Monday, May 10, 2004

help me before I develop a vagina and cellulite!

I’m super tired today. I have no idea why. I surely slept 8 hours last night as well as 12 hours the night before. I should be so rested, it’s ridiculous. But after eating my lunch (consisting of the mandatory two slices of pizza), I crashed hard on my way back to work. I’m sitting here yawning as though I could fall over from sheer exhaustion.

Let’s see…pretty uneventful weekend overall. Did a great deal of writing on the script that we are developing for our next theatre production. Watched a ton of movies, including Ruthless People, The Order, Spy Kids 2 (it really wasn’t as bad as it seems), and It Runs in the Family, which is the sequel to A Christmas Story. I didn’t know there was a sequel either! It was pretty good too. Nothing to freak out about, but definitely a “must see” if you are into that whole Ralphie and his Red Rider BB gun, thing.

I also jerked off 4 times in the matter of 36 hours, but who’s counting, really.

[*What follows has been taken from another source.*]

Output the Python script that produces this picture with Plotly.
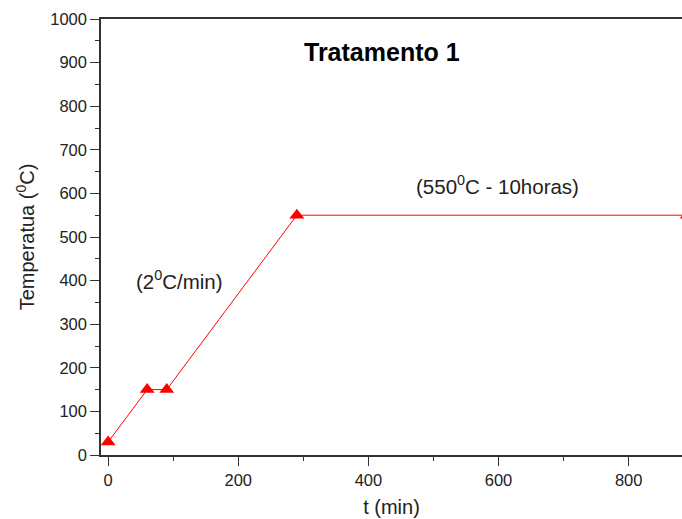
import plotly.graph_objects as go

# Heating schedule: time (min) vs temperature (°C)
time_min = [0, 60, 90, 290, 890]
temp_c = [30, 150, 150, 550, 550]

x_ticks = [0, 200, 400, 600, 800]
x_minor = [100, 300, 500, 700]
y_ticks = [0, 100, 200, 300, 400, 500, 600, 700, 800, 900, 1000]
y_minor = [50, 150, 250, 350, 450, 550, 650, 750, 850, 950]

font_family = "Liberation Sans, Arial, sans-serif"
axis_color = "#333333"

fig = go.Figure()
fig.add_trace(go.Scatter(
    x=time_min, y=temp_c,
    mode="lines+markers",
    line=dict(color="#ff0000", width=1),
    marker=dict(symbol="triangle-up", size=13, color="#ff0000"),
    showlegend=False,
))

fig.update_layout(
    width=682, height=519,
    margin=dict(l=101, r=0, t=19, b=64),
    paper_bgcolor="white", plot_bgcolor="white",
    font=dict(family=font_family, size=16.5, color="#222222"),
    xaxis=dict(
        range=[-11, 882], tickvals=x_ticks, ticks="outside", ticklen=9,
        tickcolor=axis_color, showline=True, linecolor=axis_color, linewidth=1.5,
        mirror=True, showgrid=False, zeroline=False,
        minor=dict(tickvals=x_minor, ticks="outside", ticklen=4, tickcolor=axis_color),
        title=dict(text="t (min)", font=dict(size=20), standoff=12),
    ),
    yaxis=dict(
        range=[0, 1000], tickvals=y_ticks, ticks="outside", ticklen=9,
        tickcolor=axis_color, showline=True, linecolor=axis_color, linewidth=1.5,
        showgrid=False, zeroline=False,
        minor=dict(tickvals=y_minor, ticks="outside", ticklen=4, tickcolor=axis_color),
        title=dict(text="Temperatua (<sup>0</sup>C)", font=dict(size=20), standoff=10),
    ),
    annotations=[
        dict(text="<b>Tratamento 1</b>", x=421, y=925, xref="x", yref="y", showarrow=False,
             font=dict(size=25, color="black", family=font_family),
             xanchor="center", yanchor="middle"),
        dict(text="(2<sup>0</sup>C/min)", x=109, y=402, xref="x", yref="y", showarrow=False,
             font=dict(size=20.5), xanchor="center", yanchor="middle"),
        dict(text="(550<sup>0</sup>C - 10horas)", x=599, y=620, xref="x", yref="y", showarrow=False,
             font=dict(size=20.5), xanchor="center", yanchor="middle"),
    ],
)

fig.write_html("out.html")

Last nights Survivor finale was truly the highlight of all of my weekend adventures. It was three hours of non-stop joy for this Joe CuttheShit. Congrats Amber(!), although I totally wanted my boy, Rob Mariano, to take away the title. Ah well…that’s what you get for falling in love, eh Rob? And did that boy look GOOD last night, or twat?

In other news, I am slowly becoming a magazine whore. I can’t stop buying People, US Weekly, and In Touch magazine. I am fastly turning into a full blown woman. Someone help!

Is it wrong that after work I am going to go immediately over to Paul’s, climb in to bed, turn on the 2 hour presentation of The Swan and call it a night? Ah shit…I am FASTLY turning into a woman. Someone hand me the bon bons and do my nails. I prefer bright red or pink to match my pumps.

Ever feel like you were going to cry for no reason? All of a sudden I think I just caught a sob in my throat. I swallowed it down and sat here a little stunned. What do I have to cry about? Get a hold of yourself, you menstruating asshole!

I may need to go now. It’s quite possible that the more I type, the more my feminine side takes over. At this point, I’m craving long bubble baths and nights curled up on the phone, chatting with my closest girlfriends. Anyone up for a movie on Lifetime?

I’ll make the popcorn and meet you on the couch with a box of Kleenex.